With the exception of a few meetings, his first experience as a missionary was in preaching in a strange language to a foreign people. This was doubtless more embarrassing than it would have been to speak to the people in his mother tongue, because there was his awkwardness in the use of the language in addition to the ordinary feelings of timidity to contend with.

He well remembers the feelings that he had prior to the first meeting. If he could have run away, and done so honorably, he would have done it, but this would have been disgraceful.

He did the best he could, and suffered considerably from embarrassment; and though he baptized some nineteen souls in the ensuing five weeks, yet he suffered at each meeting from the same feelings of dread.

Something occurred on the sixth Sunday to arouse him and make him somewhat angry. The conduct of some preachers and opponents of the gospel was very hateful, and in attending meeting that day he enjoyed greater liberty than he had at any time previously. A fearless spirit took possession of him, and the Spirit was able to speak through him as it had not done before.

The feeling of fear when it rests upon a man, drives away the Spirit of God. The two spirits cannot exist in the same bosom. One must have the mastery. If the Spirit of God has the mastery, it drives away all fear, and enables a man to speak under its influence with power. If the spirit of fear has the mastery, the Spirit of God is checked, and the man is not able to tell the people the will and counsel of the Lord.

After six weeks' preaching in this locality, the writer visited another place, where the people were very anxious to hear. He succeeded in getting a large meeting-house to preach in, and when he arose to give out the hymns and to pray, the sound of his own voice in the building frightened him.

The congregation was a larger one than he had ever addressed before; but he prayed earnestly to the Lord for help. He knew that no power but God's could assist him and enable him to declare the truth.

After reading a portion of the scriptures, he commenced speaking, and continued to address the people for upwards of an hour. He was completely carried away by the Spirit, and fear was banished. Tears coursed down the cheeks of the congregation, and many felt the power of God to so great an extent that they came forward and offered themselves for baptism.

A great work was done in that place and the vicinity, and from that time to the present—about thirty years—the writer has never suffered from fear as he did previous to that day.

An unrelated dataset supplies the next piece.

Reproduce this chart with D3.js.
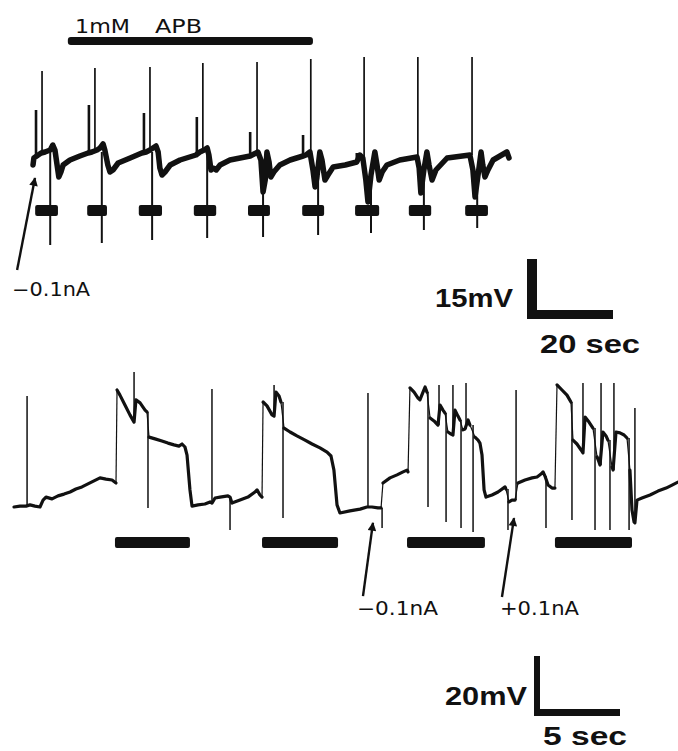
<!DOCTYPE html>
<html>
<head>
<meta charset="utf-8">
<script src="https://cdn.jsdelivr.net/npm/d3@7"></script>
<style>
  body { margin: 0; background: #fff; }
  svg { display: block; }
</style>
</head>
<body>
<svg id="chart" width="678" height="751"></svg>
<script>
// ---------- Top record (1mM APB), time in sec, voltage in mV from rest ----------
const topTrace = [
  [0.7,-1.25],[0.9,0.5],[1.9,1.25],[2.6,1.75],[3.5,2],[4.7,2.5],[5.3,3.75],[5.8,2.5],[6.3,-1.25],[6.7,-4.25],
  [7.2,-3],[7.7,-1.25],[9.3,0],[11.6,1],[13.5,1.75],
  [14.4,2],[15.6,2.5],[16.3,3],[17.0,4],[17.4,2.5],[18.1,-1.25],[18.6,-3],[19.3,-2.5],[20.5,-0.75],[23.3,0.5],[26.0,1.75],
  [27.0,2],[27.9,2.5],[28.6,3],[29.3,3.5],[29.8,2],[30.2,-2],[30.7,-3.75],[31.4,-3],[32.6,-1.25],[34.9,0],[38.6,1.25],
  [39.5,2],[40.5,2.5],[41.2,3],[41.6,1.25],[42.1,-2.5],[42.6,-2],[43.3,-2.5],[44.2,-1.25],[46.5,0],[51.2,1],
  [52.1,1.5],[53.0,2],[53.7,0],[54.2,-8],[54.7,-5],[55.1,2],[55.6,-0.5],[56.0,-4.25],[56.7,-3],[58.1,-1.25],[60.5,0],[63.5,1],
  [64.2,1.25],[65.1,2],[65.8,-2.5],[66.3,-6.75],[66.7,-4.5],[67.4,2],[67.9,0],[68.6,-5],[69.3,-3.75],[70.5,-1.75],[73.3,-1.25],[76.0,-0.5],
  [76.7,1.25],[77.4,0.5],[78.1,-5],[78.6,-10.5],[79.3,-3.75],[80.2,2],[80.7,-1.25],[81.2,-5],[81.9,-3],[83.0,-1.25],[86.0,0],[90.0,0.75],
  [90.5,-2],[90.9,-8.25],[91.6,-2.5],[92.3,2],[92.8,-1.25],[93.5,-5],[94.4,-2.5],[97.0,0.5],[102.3,1.25],
  [103.0,-2.5],[103.5,-9.25],[104.2,-3.75],[104.9,2],[105.3,-1.25],[105.8,-4.25],[106.5,-2.5],[107.7,0],[109.3,1],[110.9,2],[111.4,0.5]
];
// [time, from mV, peak mV]
const topSpikes = [
  [2.8,1.75,22.25],[15.1,2.5,23],[27.9,2.5,23.25],[40.2,2.5,24.25],[52.8,2,24.5],
  [65.3,2,25.25],[77.7,0.5,25.75],[90.2,0.75,25.75],[102.8,1.25,25.75]
];
const topSmallPeaks = [
  [1.4,1.25,12.5],[13.7,1.75,13.75],[26.5,2,11.75],[38.8,1.5,10.75],[51.2,1,7],[63.5,1,6.25],[76.0,0,1.75]
];
// current-pulse artefacts [time, from mV, to mV]
const topArtifacts = [
  [4.7,2,-21.25],[16.7,2,-20.75],[28.4,2,-20],[41.2,2,-19.5],[54.2,-5,-19.25],
  [67.0,-4,-18.75],[79.3,-4,-18.25],[91.6,-2.5,-17.5],[104.0,-4,-17]
];
// stimulus pulses [start, end] sec
const topStim = [
  [1.2,6.5],[13.3,17.9],[25.3,30.7],[38.1,43.3],[50.7,55.8],[63.3,68.4],[75.6,81.2],[88.1,93.3],[101.2,106.5]
];
const apbPeriod = [8.8, 65.8];

// ---------- Bottom record ----------
const bottomSegments = [
  [[0,0],[0.35,0.3],[0.7,0.3],[0.93,0.7],[1.22,0.3],[1.51,0],[1.69,2.3],[1.86,3.3],[2.21,2.7],[2.56,3.7],[2.91,4.3],
   [3.26,5],[3.6,6],[3.95,6.7],[4.3,7.7],[4.65,8.7],[5.0,9.7],[5.35,9.3],[5.7,9],[5.93,8]],
  [[5.99,39],[6.16,37.3],[6.45,34],[6.74,30.7],[6.98,28.3],[7.09,35.7],[7.33,34.7],[7.62,32.3],[7.73,31.7]],
  [[7.85,23.3],[8.2,22.7],[8.6,22],[8.95,21.3],[9.3,20.7],[9.59,20.3],[9.77,21],[9.94,20],[10.06,17.3],[10.23,5.7],
   [10.35,0.3],[10.7,0.7],[11.1,1],[11.4,1.7],[11.51,1.3],[11.69,3],[11.98,3.3],[12.44,3.7],[12.56,3.3],[12.67,1.3],
   [13.14,2.3],[13.6,3.3],[14.01,5],[14.13,5.7],[14.3,4],[14.42,3.3]],
  [[14.48,35],[14.71,33.7],[15.0,30.7],[15.12,30.3],[15.23,38.3],[15.41,37],[15.52,35]],
  [[15.7,26.3],[16.05,25],[16.45,23.7],[16.92,22.3],[17.33,21],[17.79,19.7],[18.2,18.3],[18.43,17],[18.6,12.3],
   [18.78,0.7],[18.95,-2],[19.53,-1.3],[20.12,-0.7],[20.52,0],[20.81,0],[21.16,-0.3],[21.34,-0.3]],
  [[21.45,8],[21.86,9.7],[22.27,10.7],[22.62,11.7],[22.85,12.3],[22.91,11.7]],
  [[23.02,39.7],[23.26,38.3],[23.49,36.3],[23.6,35.7],[23.78,38.3],[23.9,40],[24.01,38.3]],
  [[24.19,29.7],[24.42,28.7],[24.65,27.3],[24.77,34],[24.94,32.3],[25.06,31.3]],
  [[25.23,25],[25.41,24.3],[25.52,24],[25.64,32.3],[25.81,30.3],[25.93,29]],
  [[26.1,25.7],[26.22,26],[26.4,29],[26.51,27.3]],
  [[26.8,23.3],[26.98,22.3],[27.09,21.3],[27.21,17.3],[27.33,5.7],[27.44,3.3],[27.79,4],[28.14,5],[28.55,6.7],[28.6,6]],
  [[28.78,1.7],[28.95,2.3],[29.13,2.3]],
  [[29.3,8],[29.71,9],[30.12,9.7],[30.41,10],[30.64,11],[30.76,11.7],[30.87,10.3],[31.05,7.3],[31.28,6.3],[31.45,6.3]],
  [[31.57,40.7],[31.86,39],[32.15,37.3],[32.38,35]],
  [[32.5,22.3],[32.73,21],[32.97,19],[33.08,18],[33.2,30],[33.43,28.3],[33.66,26.3]],
  [[33.9,16.7],[34.01,15],[34.07,14],[34.24,25],[34.42,23.7],[34.53,22.3]],
  [[34.77,13.3],[34.83,12.3],[35.0,25],[35.23,24.7],[35.47,24],[35.64,23]],
  [[35.81,12.3],[35.93,-1],[36.05,-5],[36.1,-5.3],[36.22,2.3],[36.51,3],[36.98,4],[37.44,5.3],[37.91,6.3],[38.26,7.3],[38.6,8.3]]
];
const bottomSpikes = [
  [0.76,0.3,37],[6.98,28.3,45],[11.51,1.3,39.3],[15.12,30.3,40.7],[20.58,0,38],[24.71,27.3,40.7],[25.52,24,40.7],
  [26.28,26,41.3],[29.19,2.3,39],[33.08,18,41.3],[34.13,14,41.3],[34.88,12.3,41.3],[36.1,-5.3,33]
];
const bottomDownSpikes = [
  [7.79,31.7,-0.3],[12.56,3.3,-7.7],[15.64,35,-3.7],[21.4,-0.3,-7],[24.07,38.3,0],[25.12,31.3,-5],[25.99,29,-7],
  [26.69,27.3,-8.3],[28.72,6,-7.7],[30.93,10.3,-7],[32.44,35,-4.3],[33.78,26.3,-7.7],[34.65,22.3,-7.7],[35.76,23,-7.7]
];
const bottomStim = [[5.87,10.23],[14.42,18.84],[22.85,27.38],[31.45,35.93]];

// current injection marks
const topNotes = [{ label: "\u22120.1nA", tip: [1.16,-4.5], tail: [-3.0,-27.5], dx: -5, dy: 26, len: 78 }];
const bottomNotes = [
  { label: "\u22120.1nA", tip: [20.87,-5.3], tail: [20.29,-29.7], dx: -6, dy: 19, len: 81 },
  { label: "+0.1nA", tip: [29.07,-3.7], tail: [28.37,-30], dx: -2, dy: 18, len: 79 }
];

// ---------- scales ----------
const xTop = d3.scaleLinear().domain([0, 20]).range([30, 116]);
const yTop = d3.scaleLinear().domain([0, 15]).range([160, 100]);
const xBot = d3.scaleLinear().domain([0, 5]).range([14, 100]);
const yBot = d3.scaleLinear().domain([0, 20]).range([507, 447]);

const svg = d3.select("#chart");
const ink = "#111";

svg.append("defs").append("marker")
  .attr("id", "head").attr("viewBox", "0 0 10 10")
  .attr("refX", 9).attr("refY", 5)
  .attr("markerWidth", 5.5).attr("markerHeight", 3.6)
  .attr("markerUnits", "strokeWidth").attr("orient", "auto")
  .append("path").attr("d", "M0,0L10,5L0,10Z").attr("fill", ink);

function drawRecord(g, x, y, o) {
  // vertical lines (spikes / artefacts)
  g.append("g").selectAll("line").data(o.down).join("line")
    .attr("x1", d => x(d[0])).attr("x2", d => x(d[0]))
    .attr("y1", d => y(d[1])).attr("y2", d => y(d[2]))
    .attr("stroke", ink).attr("stroke-width", o.downW);
  g.append("g").selectAll("line").data(o.spikes).join("line")
    .attr("x1", d => x(d[0])).attr("x2", d => x(d[0]))
    .attr("y1", d => y(d[1])).attr("y2", d => y(d[2]))
    .attr("stroke", ink).attr("stroke-width", o.spikeW);
  // stimulus bars
  g.append("g").selectAll("rect").data(o.stim).join("rect")
    .attr("x", d => x(d[0])).attr("width", d => x(d[1]) - x(d[0]))
    .attr("y", o.stimY).attr("height", o.stimH).attr("rx", 2)
    .attr("fill", ink);
}

function label(g, x, y, len, size, txt, bold) {
  return g.append("text").attr("x", x).attr("y", y)
    .attr("textLength", len).attr("lengthAdjust", "spacingAndGlyphs")
    .attr("font-family", bold ? "Liberation Sans" : "DejaVu Sans")
    .attr("font-weight", bold ? "bold" : "normal")
    .attr("font-size", size).attr("fill", ink).text(txt);
}

// ---------- top record ----------
const topG = svg.append("g");
const topLine = d3.line().x(d => xTop(d[0])).y(d => yTop(d[1]));

topG.append("rect")
  .attr("x", xTop(apbPeriod[0])).attr("width", xTop(apbPeriod[1]) - xTop(apbPeriod[0]))
  .attr("y", 37).attr("height", 8).attr("rx", 3).attr("fill", ink);
label(topG, 75, 33, 55, 19, "1mM");
label(topG, 155, 33, 47, 19, "APB");

drawRecord(topG, xTop, yTop, {
  down: topArtifacts, downW: 2, spikes: topSpikes, spikeW: 1.7, stim: topStim, stimY: 205, stimH: 11
});
topG.append("g").selectAll("line").data(topSmallPeaks).join("line")
  .attr("x1", d => xTop(d[0])).attr("x2", d => xTop(d[0]))
  .attr("y1", d => yTop(d[1])).attr("y2", d => yTop(d[2]))
  .attr("stroke", ink).attr("stroke-width", 2.6);
topG.append("path").attr("d", topLine(topTrace))
  .attr("fill", "none").attr("stroke", ink).attr("stroke-width", 5.5)
  .attr("stroke-linejoin", "round").attr("stroke-linecap", "round");

// ---------- bottom record ----------
const botG = svg.append("g");
const botLine = d3.line().x(d => xBot(d[0])).y(d => yBot(d[1]));
drawRecord(botG, xBot, yBot, {
  down: bottomDownSpikes, downW: 1.5, spikes: bottomSpikes, spikeW: 1.5, stim: bottomStim, stimY: 537, stimH: 11
});
// fast transitions between segments
botG.append("g").selectAll("line").data(d3.pairs(bottomSegments)).join("line")
  .attr("x1", d => xBot(d[0][d[0].length - 1][0])).attr("y1", d => yBot(d[0][d[0].length - 1][1]))
  .attr("x2", d => xBot(d[1][0][0])).attr("y2", d => yBot(d[1][0][1]))
  .attr("stroke", ink).attr("stroke-width", 1.2);
botG.append("g").selectAll("path").data(bottomSegments).join("path")
  .attr("d", botLine)
  .attr("fill", "none").attr("stroke", ink).attr("stroke-width", 3.2)
  .attr("stroke-linejoin", "round").attr("stroke-linecap", "round");

// ---------- arrows + labels ----------
function notes(g, x, y, list) {
  g.selectAll("line.arrow").data(list).join("line").attr("class", "arrow")
    .attr("x1", d => x(d.tail[0])).attr("y1", d => y(d.tail[1]))
    .attr("x2", d => x(d.tip[0])).attr("y2", d => y(d.tip[1]))
    .attr("stroke", ink).attr("stroke-width", 2.4).attr("marker-end", "url(#head)");
  list.forEach(d => label(g, x(d.tail[0]) + d.dx, y(d.tail[1]) + d.dy, d.len, 19, d.label));
}
notes(topG, xTop, yTop, topNotes);
notes(botG, xBot, yBot, bottomNotes);

// ---------- scale bars ----------
function scaleBar(g, x, y, o) {
  const w = x(o.sec) - x(0), h = y(0) - y(o.mv);
  g.append("rect").attr("x", o.x).attr("y", o.y - h).attr("width", o.t).attr("height", h).attr("fill", ink);
  g.append("rect").attr("x", o.x).attr("y", o.y - o.t2).attr("width", w).attr("height", o.t2).attr("fill", ink);
  label(g, o.mvX, o.mvY, o.mvLen, o.fs, o.mv + "mV", true);
  label(g, o.sX, o.sY, o.sLen, o.fs, o.sec + " sec", true);
}
scaleBar(topG, xTop, yTop, { sec: 20, mv: 15, x: 527, y: 319, t: 10, t2: 9,
  mvX: 435, mvY: 307, mvLen: 78, sX: 540, sY: 353, sLen: 100, fs: 26 });
scaleBar(botG, xBot, yBot, { sec: 5, mv: 20, x: 534, y: 716, t: 6, t2: 7,
  mvX: 445, mvY: 705, mvLen: 82, sX: 543, sY: 745, sLen: 84, fs: 25 });
</script>
</body>
</html>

It is true that many men never can arise before a congregation without feeling some degree of embarrassment and trepidation. The writer is one of these; but that fear which paralyzes the mind, that impairs the memory and produces a feeling of dread and utter forgetfulness of everything that one knows, he has never experienced from that time.

We relate this instance in our experience to show how differently Elders are affected. Some can speak without any difficulty or fear after the first time they get on their feet. It takes others, as in our own case, a longer time to overcome this feeling, probably arising from the fact that some have by nature more of that man-fearing spirit. Others, again, may require a still longer time; but what we wish to impress upon our young readers, and upon all who read these pages, is that they should not be discouraged because the first time they get on their feet, or the second or third, they do not speak with that freedom they desire.

When the Spirit of God takes possession of a man, and he will yield to its influence, it will take away all fear, and enable him to tell the truth in great plainness; and if he will persevere, nothing doubting, we dare promise every Elder that he will be able to overcome his feelings of fear and embarrassment, and be filled with holy boldness to declare the gospel unto the people in whose midst he is appointed to labor.